The main blocker to the optimization is resuming the continuation in a separate function, which can sometimes be deceptive based on the surface syntax. The example I came across in auditing our cloud code looks like the following

►

badPrint : '{Tell Text} r ->{IO} r
badPrint th =
  handle th()
  with cases
    { r }           -> r
    { tell t -> k } ->
      handle printLine t
      with cases
        { Exception.raise _ -> _ } -> badPrint do k()
        { _ }                      -> badPrint do k()

It's true that k is called here exactly once in a tail position. However, this only happens indirectly in the Exception handler for the printLine call. This actually involves some indirection internally, so it cannot be recognized.
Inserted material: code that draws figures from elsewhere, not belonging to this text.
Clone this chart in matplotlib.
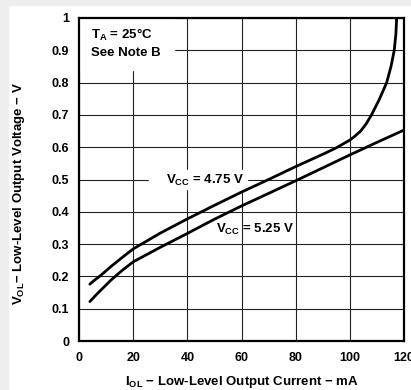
import numpy as np
import matplotlib
matplotlib.use("Agg")
import matplotlib.pyplot as plt
from matplotlib.patches import Rectangle

plt.rcParams['font.family'] = ['Liberation Sans', 'DejaVu Sans']
plt.rcParams['font.weight'] = 'bold'
plt.rcParams['mathtext.default'] = 'regular'

# I_OL (mA) vs V_OL (V)
i_475 = [4, 6, 8, 12, 16, 20, 30, 40, 50, 60, 70, 80, 90, 95, 100, 102, 104, 106, 108,
         111, 113.6, 115.2, 116.4, 117.0, 117.3]
v_475 = [0.176, 0.19, 0.203, 0.232, 0.259, 0.285, 0.334, 0.378, 0.42, 0.461, 0.50, 0.54,
         0.578, 0.598, 0.622, 0.635, 0.65, 0.672, 0.70, 0.75, 0.80, 0.85, 0.90, 0.95, 1.0]

i_525 = [4, 6, 8, 12, 16, 20, 30, 40, 50, 60, 70, 80, 90, 100, 110, 120]
v_525 = [0.122, 0.14, 0.157, 0.19, 0.219, 0.245, 0.29, 0.333, 0.377, 0.418, 0.457, 0.496,
         0.536, 0.576, 0.615, 0.653]

x_ticks = [0, 20, 40, 60, 80, 100, 120]
y_ticks = [0, 0.1, 0.2, 0.3, 0.4, 0.5, 0.6, 0.7, 0.8, 0.9, 1.0]
y_ticklabels = ['0', '0.1', '0.2', '0.3', '0.4', '0.5', '0.6', '0.7', '0.8', '0.9', '1']

fig = plt.figure(figsize=(4.11, 3.90), dpi=100)
# light grey frame of the screenshot
fig.patches.append(Rectangle((0, 385 / 390), 1, 5 / 390, transform=fig.transFigure,
                             color='#eeeeee', zorder=0))
fig.patches.append(Rectangle((0, 0), 8 / 411, 1, transform=fig.transFigure,
                             color='#eeeeee', zorder=0))

ax = fig.add_axes([79 / 411, 49 / 390, 325 / 411, 323 / 390])
ax.set_xlim(0, 120)
ax.set_ylim(0, 1)
ax.set_xticks(x_ticks)
ax.set_yticks(y_ticks)
ax.set_yticklabels(y_ticklabels)
ax.tick_params(length=0, labelsize=9)
ax.tick_params(axis='y', pad=7)
ax.tick_params(axis='x', pad=8)
ax.set_axisbelow(True)
ax.grid(True, color='#222222', linewidth=0.8)
for s in ax.spines.values():
    s.set_linewidth(1.6)

ax.plot(i_475, v_475, color='black', lw=2.0, zorder=3, solid_capstyle='round')
ax.plot(i_525, v_525, color='black', lw=2.0, zorder=3, solid_capstyle='round')

# white patches behind the notes (they hide the grid)
ax.add_patch(Rectangle((0, 0.839), 35.2, 0.161, color='white', zorder=1))
ax.add_patch(Rectangle((26, 0.47), 36, 0.06, color='white', zorder=1))

ax.text(4.4, 0.947, 'T$_{A}$ = 25°C', fontsize=9.5, va='center', ha='left', zorder=4)
ax.text(4.4, 0.893, 'See Note B', fontsize=9.5, va='center', ha='left', zorder=4)
ax.text(46.7, 0.497, 'V$_{CC}$ = 4.75 V', fontsize=9.5, va='center', ha='center', zorder=4)
ax.text(65.0, 0.346, 'V$_{CC}$ = 5.25 V', fontsize=9.5, va='center', ha='center', zorder=4)

fig.text(242 / 411, 8 / 390, 'I$_{OL}$ − Low-Level Output Current − mA', fontsize=9.5,
         ha='center', va='center')
fig.text(19 / 411, 196 / 390, 'V$_{OL}$− Low-Level Output Voltage − V', fontsize=9.5,
         ha='center', va='center', rotation=90)

fig.savefig('out.png', dpi=100)
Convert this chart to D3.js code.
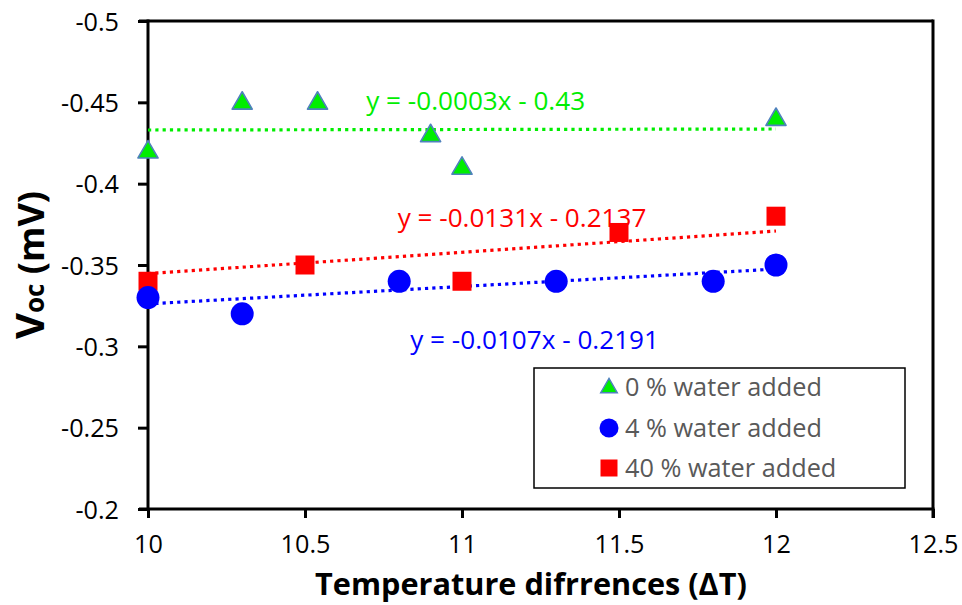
<!DOCTYPE html>
<html>
<head>
<meta charset="utf-8">
<script src="https://cdn.jsdelivr.net/npm/d3@7"></script>
<style>
  html, body { margin: 0; padding: 0; background: #fff; }
  svg { display: block; }
</style>
</head>
<body>
<svg id="chart" width="962" height="605"></svg>
<script>
// ---------------- data ----------------
const seriesNames = ["0 % water added", "4 % water added", "40 % water added"];

const x0 = [10, 10.3, 10.54, 10.9, 11, 12];
const y0 = [-0.42, -0.45, -0.45, -0.43, -0.41, -0.44];

const x4 = [10, 10.3, 10.8, 11.3, 11.8, 12];
const y4 = [-0.33, -0.32, -0.34, -0.34, -0.34, -0.35];

const x40 = [10, 10.5, 11, 11.5, 12];
const y40 = [-0.34, -0.35, -0.34, -0.37, -0.38];

// trendline coefficients (slope, intercept) as printed on the chart
const trend0 = [-0.0003, -0.43];
const trend4 = [-0.0107, -0.2191];
const trend40 = [-0.0131, -0.2137];
const trendLabels = ["y = -0.0003x - 0.43", "y = -0.0107x - 0.2191", "y = -0.0131x - 0.2137"];

const xTicks = [10, 10.5, 11, 11.5, 12, 12.5];
const xTickLabels = ["10", "10.5", "11", "11.5", "12", "12.5"];
const yTicks = [-0.5, -0.45, -0.4, -0.35, -0.3, -0.25, -0.2];
const yTickLabels = ["-0.5", "-0.45", "-0.4", "-0.35", "-0.3", "-0.25", "-0.2"];

// ---------------- layout ----------------
const svg = d3.select("#chart");
const pL = 148, pR = 933, pT = 21, pB = 509;
const FONT = "'Open Sans', 'Noto Sans', sans-serif";

// find a font size so that a sample string spans the wanted width
function fitSize(sample, width, weight) {
  const t = svg.append("text").style("font-family", FONT).style("font-weight", weight || "normal")
    .style("font-size", "100px").text(sample);
  const w = t.node().getComputedTextLength();
  t.remove();
  return 100 * width / w;
}
const tickSize = fitSize("-0.45", 58);
const legSize = fitSize("0 % water added", 197);
const eqSize = fitSize("y = -0.0003x - 0.43", 219);
const titleSize = fitSize("Temperature difrrences (ΔT)", 432, "bold");

const x = d3.scaleLinear().domain([10, 12.5]).range([pL, pR]);
const y = d3.scaleLinear().domain([-0.5, -0.2]).range([pT, pB]);

const GREEN = "#00ee00", BLUE = "#0000ff", RED = "#ff0000";

// frame (top and right)
svg.append("line").attr("x1", pL - 9).attr("x2", pR).attr("y1", pT).attr("y2", pT)
  .attr("stroke", "#000").attr("stroke-width", 3);
svg.append("line").attr("x1", pR).attr("x2", pR).attr("y1", pT - 1.5).attr("y2", pB + 9)
  .attr("stroke", "#000").attr("stroke-width", 3);

// axes
const yAxis = d3.axisLeft(y).tickValues(yTicks).tickFormat((d, i) => yTickLabels[i]).tickSize(10).tickPadding(19);
const xAxis = d3.axisBottom(x).tickValues(xTicks).tickFormat((d, i) => xTickLabels[i]).tickSize(9).tickPadding(17);

const gy = svg.append("g").attr("transform", `translate(${pL},0)`).call(yAxis);
const gx = svg.append("g").attr("transform", `translate(0,${pB})`).call(xAxis);
[gx, gy].forEach(g => {
  g.select(".domain").attr("stroke", "#000").attr("stroke-width", 3);
  g.selectAll(".tick line").attr("stroke", "#000").attr("stroke-width", 3);
  g.selectAll(".tick text").attr("fill", "#000").style("font-family", FONT).style("font-size", tickSize + "px");
});
gy.select(".domain").attr("d", `M0,${pT - 1.5}V${pB + 1.5}`);
gx.select(".domain").attr("d", `M${pL - 9},0H${pR + 1.5}`);
gy.selectAll(".tick text").attr("dy", "0.36em");

// trendlines
const trends = [[trend40, RED], [trend4, BLUE], [trend0, GREEN]];
trends.forEach(([c, col]) => {
  const pts = [10, 12].map(v => [x(v), y(c[0] * v + c[1])]);
  svg.append("line")
    .attr("x1", pts[0][0]).attr("y1", pts[0][1])
    .attr("x2", pts[1][0]).attr("y2", pts[1][1])
    .attr("stroke", col).attr("stroke-width", 3.2)
    .attr("stroke-dasharray", "3.2,4.1");
});

// equation labels (anchored via data coordinates)
const labelPos = [[10.695, -0.4455, GREEN, trendLabels[0]], [10.835, -0.2985, BLUE, trendLabels[1]], [10.795, -0.3735, RED, trendLabels[2]]];
labelPos.forEach(([lx, ly, col, txt]) => {
  svg.append("text").attr("x", x(lx)).attr("y", y(ly))
    .attr("fill", col).style("font-family", FONT).style("font-size", eqSize + "px").text(txt);
});

// markers
const sqSym = d3.symbol().type(d3.symbolSquare).size(19 * 19);
const ciSym = d3.symbol().type(d3.symbolCircle).size(Math.PI * 11.5 * 11.5);
const trSym = d3.symbol().type(d3.symbolTriangle).size(175);

svg.append("g").selectAll("path").data(x40.map((v, i) => [v, y40[i]])).join("path")
  .attr("d", sqSym).attr("transform", d => `translate(${x(d[0])},${y(d[1])})`).attr("fill", RED);
svg.append("g").selectAll("path").data(x4.map((v, i) => [v, y4[i]])).join("path")
  .attr("d", ciSym).attr("transform", d => `translate(${x(d[0])},${y(d[1])})`).attr("fill", BLUE);
svg.append("g").selectAll("path").data(x0.map((v, i) => [v, y0[i]])).join("path")
  .attr("d", trSym).attr("transform", d => `translate(${x(d[0])},${y(d[1]) + 1})`)
  .attr("fill", GREEN).attr("stroke", "#4f81bd").attr("stroke-width", 1.6).attr("stroke-linejoin", "round");

// legend
svg.append("rect").attr("x", 534).attr("y", 368).attr("width", 371).attr("height", 120)
  .attr("fill", "#fff").attr("stroke", "#000").attr("stroke-width", 1.5);
const legSyms = [
  d3.symbol().type(d3.symbolTriangle).size(120),
  d3.symbol().type(d3.symbolCircle).size(Math.PI * 9.5 * 9.5),
  d3.symbol().type(d3.symbolSquare).size(17 * 17)
];
const legFill = [GREEN, BLUE, RED];
const legY = [387, 428, 468];
seriesNames.forEach((nm, i) => {
  const p = svg.append("path").attr("d", legSyms[i]).attr("transform", `translate(609,${legY[i] + (i === 0 ? 1 : 0)})`).attr("fill", legFill[i]);
  if (i === 0) p.attr("stroke", "#4f81bd").attr("stroke-width", 1.4);
  svg.append("text").attr("x", 625).attr("y", legY[i]).attr("dy", "0.36em")
    .attr("fill", "#595959").style("font-family", FONT).style("font-size", legSize + "px").text(nm);
});

// axis titles
svg.append("text").attr("x", 531).attr("y", 595).attr("text-anchor", "middle")
  .style("font-family", FONT).style("font-size", titleSize + "px").style("font-weight", "bold").attr("fill", "#000")
  .text("Temperature difrrences (ΔT)");

const yt = svg.append("text").attr("transform", "translate(44,265) rotate(-90)").attr("text-anchor", "middle")
  .style("font-family", FONT).style("font-weight", "bold").attr("fill", "#000");
yt.append("tspan").style("font-size", "40px").text("V");
yt.append("tspan").style("font-size", "26px").text("oc");
yt.append("tspan").style("font-size", "36px").text(" (mV)");
</script>
</body>
</html>
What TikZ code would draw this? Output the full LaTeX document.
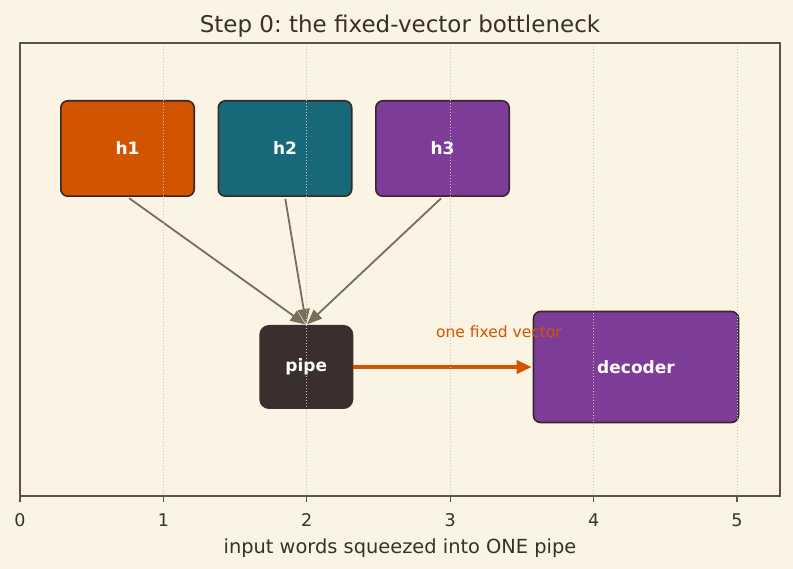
\documentclass[tikz,border=0pt]{standalone}
\usepackage{fontspec}
\setmainfont{DejaVu Sans}
\usetikzlibrary{arrows.meta}
\definecolor{Cream}{HTML}{FBF3E4}
\definecolor{Ink}{HTML}{3B3028}
\definecolor{Spine}{HTML}{5E5243}
\definecolor{GridGrey}{HTML}{CFC4B2}
\definecolor{FeedGrey}{HTML}{7A6E5B}
\definecolor{Pumpkin}{HTML}{D35400}
\definecolor{Teal}{HTML}{17697A}
\definecolor{Plum}{HTML}{7D3C98}
\definecolor{PipeDark}{HTML}{3A2F2E}
\definecolor{BoxEdge}{HTML}{3A2828}
\frenchspacing

\begin{document}
\begin{tikzpicture}[x=1pt, y=-1pt]
      \tikzstyle{box}=[draw=BoxEdge, line width=1.6pt, rounded corners=7pt, text=white, inner sep=0pt, font=\bfseries\fontsize{17}{20}\selectfont];
      \tikzstyle{feed}=[draw=FeedGrey, line width=1.8pt, -{Triangle[length=15pt, width=12pt]}, shorten <=2pt, shorten >=1pt];
      \tikzstyle{signal}=[draw=Pumpkin, line width=3.4pt, -{Triangle[length=15pt, width=13pt]}, shorten >=1pt];
      \tikzstyle{gridline}=[GridGrey, line width=0.8pt, dash pattern=on 1pt off 2pt];
      \tikzstyle{ticklbl}=[anchor=base, text=Ink, font=\fontsize{17.5}{21}\selectfont];

      \pgfmathsetmacro{\unit}{143.4}
      \pgfmathsetmacro{\toprow}{148.5}
      \pgfmathsetmacro{\midrow}{367}

      \fill[Cream] (0,0) rectangle (793,569);
      \useasboundingbox (0,0) rectangle (793,569);

      \node[anchor=base, text=Ink, font=\fontsize{23}{27}\selectfont] (title) at (400,33) {Step 0: the fixed-vector bottleneck};

      % encoder states
      \node[box, fill=Pumpkin, minimum width=133.4pt, minimum height=95.4pt] (h1) at (127.5,\toprow) {h1};
      \node[box, fill=Teal, minimum width=133.4pt, minimum height=95.4pt] (h2) at (285,\toprow) {h2};
      \node[box, fill=Plum, minimum width=133.4pt, minimum height=95.4pt] (h3) at (442.5,\toprow) {h3};

      \node[box, fill=PipeDark, draw=PipeDark, rounded corners=9pt, minimum width=92.4pt, minimum height=82.4pt] (pipe) at (306.3,\midrow) {pipe};
      \node[box, fill=Plum, minimum width=205pt, minimum height=111pt] (decoder) at (636,\midrow) {decoder};

      \draw[feed] (h1.south) -- (pipe.north);
      \draw[feed] (h2.south) -- (pipe.north);
      \draw[feed] (h3.south) -- (pipe.north);

      \draw[signal] (pipe.east) -- (decoder.west);
      \node[anchor=base, text=Pumpkin, font=\fontsize{15.5}{18}\selectfont] (fixedlbl) at (499,338) {one fixed vector};

      % axes
      \foreach \k in {1,...,5}
        \draw[gridline] ({20+\unit*\k},43) -- ({20+\unit*\k},496);
      \draw[Spine, line width=1.3pt] (20,43) rectangle (780,496);
      \foreach \k in {0,...,5} {
        \draw[Spine, line width=1.1pt] ({20+\unit*\k},496) -- ++(0,6);
        \node[ticklbl] (tick\k) at ({20+\unit*\k},526) {\k};
      }
      \node[anchor=base, text=Ink, font=\fontsize{19.4}{23}\selectfont] (xlabel) at (400,553) {input words squeezed into ONE pipe};
    \end{tikzpicture}
\end{document}
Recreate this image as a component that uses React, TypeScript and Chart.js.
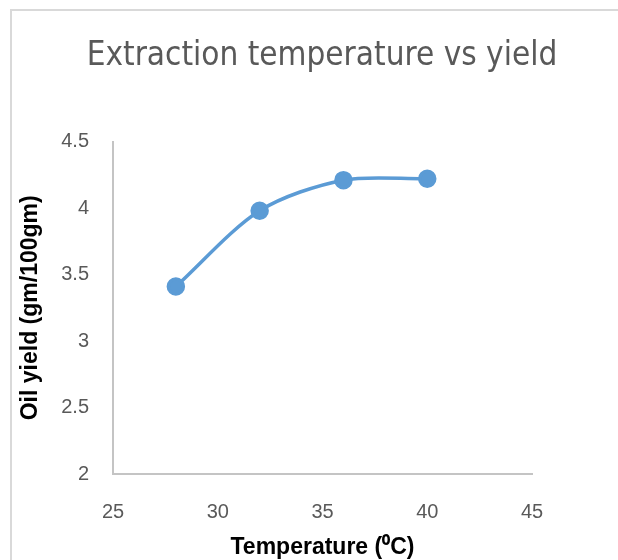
import React, { useEffect, useRef } from "react";
import { Chart, registerables } from "chart.js";

Chart.register(...registerables);

const chartTitle = "Extraction temperature vs yield";
const xAxisTitle = "Temperature (\u2070C)";
const yAxisTitle = "Oil yield (gm/100gm)";
const temperatures = [28, 32, 36, 40];
const yields = [3.41, 3.98, 4.21, 4.22];
const xMin = 25;
const xMax = 45;
const xStep = 5;
const yMin = 2;
const yMax = 4.5;
const yStep = 0.5;

export default function App() {
  const ref = useRef<HTMLCanvasElement | null>(null);

  useEffect(() => {
    if (!ref.current) return;
    const tickFont = { family: "'Liberation Sans', Arial, sans-serif", size: 20 };
    const chart = new Chart(ref.current, {
      type: "line",
      data: {
        datasets: [
          {
            data: temperatures.map((t, i) => ({ x: t, y: yields[i] })),
            borderColor: "#5b9bd5",
            backgroundColor: "#5b9bd5",
            borderWidth: 3.5,
            pointRadius: 7.5,
            pointHoverRadius: 7.5,
            pointBackgroundColor: "#5b9bd5",
            pointBorderColor: "#5b9bd5",
            tension: 0.3,
            fill: false,
            yAxisID: "y",
          },
        ],
      },
      options: {
        animation: false,
        responsive: false,
        maintainAspectRatio: false,
        layout: { padding: { left: 26, right: 0, top: 0, bottom: 0 } },
        plugins: {
          legend: { display: false },
          tooltip: { enabled: false },
          title: {
            display: true,
            text: chartTitle,
            color: "#595959",
            font: { family: "'Liberation Sans Narrow', 'DejaVu Sans Condensed', sans-serif", size: 33, weight: "normal" },
            padding: { top: 37, bottom: 65 },
          },
        },
        scales: {
          x: {
            type: "linear",
            min: xMin,
            max: xMax,
            ticks: {
              stepSize: xStep,
              color: "#595959",
              font: tickFont,
              padding: 26,
              maxRotation: 0,
              callback: (v: any) => String(v),
            },
            grid: { display: false, drawTicks: false },
            border: { display: true, color: "#c4c4c4", width: 2 },
            title: {
              display: true,
              text: xAxisTitle,
              color: "#000000",
              font: { family: "'Liberation Sans', Arial, sans-serif", size: 23, weight: "bold" },
              padding: { top: 0, bottom: -1 },
            },
            afterFit: (s: any) => {
              s.height = 86;
            },
          },
          y: {
            type: "linear",
            position: "left",
            min: yMin,
            max: yMax,
            ticks: {
              stepSize: yStep,
              color: "#595959",
              font: tickFont,
              padding: 24,
              callback: (v: any) => String(v),
            },
            grid: { display: false, drawTicks: false },
            border: { display: true, color: "#c4c4c4", width: 2 },
            title: {
              display: true,
              text: yAxisTitle,
              color: "#000000",
              font: { family: "'Liberation Sans', Arial, sans-serif", size: 23, weight: "bold", lineHeight: 0.4 },
              padding: { top: 0.5, bottom: 0 },
            },
            afterFit: (s: any) => {
              s.width = 87;
            },
          },
          yRight: {
            type: "linear",
            position: "right",
            min: yMin,
            max: yMax,
            display: true,
            ticks: { display: false },
            grid: { display: false, drawTicks: false },
            border: { display: false },
            afterFit: (s: any) => {
              s.width = 86;
            },
          },
        },
      },
    });
    return () => chart.destroy();
  }, []);

  return (
    <div style={{ position: "fixed", left: 0, top: 0, width: 618, height: 560, background: "#ffffff" }}>
      <div
        style={{
          position: "absolute",
          left: 10,
          top: 9,
          right: -10,
          bottom: -10,
          borderTop: "2px solid #d9d9d9",
          borderLeft: "2px solid #d9d9d9",
        }}
      />
      <canvas ref={ref} width={618} height={560} style={{ position: "absolute", left: 0, top: 0 }} />
    </div>
  );
}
Instead, to get the optimization to apply, the calls to k should be factored out of the exception handler, so that they occur syntactically within the same handler, like so

►

goodPrint : '{Tell Text} r ->{IO} r
goodPrint th =
  handle th()
  with cases
    { r }           -> r
    { tell t -> k } ->
      handle printLine t
      with cases
        { Exception.raise _ -> _ } -> ()
        { _ }                      -> ()
      goodPrint do k()

It's fine to have the exception handler return a value, and match on that value to determine how to call k. It is mainly the additional handler that introduces too much indirection.

Also, mutually-recursive handlers will just not be optimized right now. In the future we may be able to support them, but for the time being, only self-recursive handlers are possible to optimize.

This optimization is now in the 0.5.42 release of unison. Hopefully everyone is able to get a nice performance boost when they upgrade.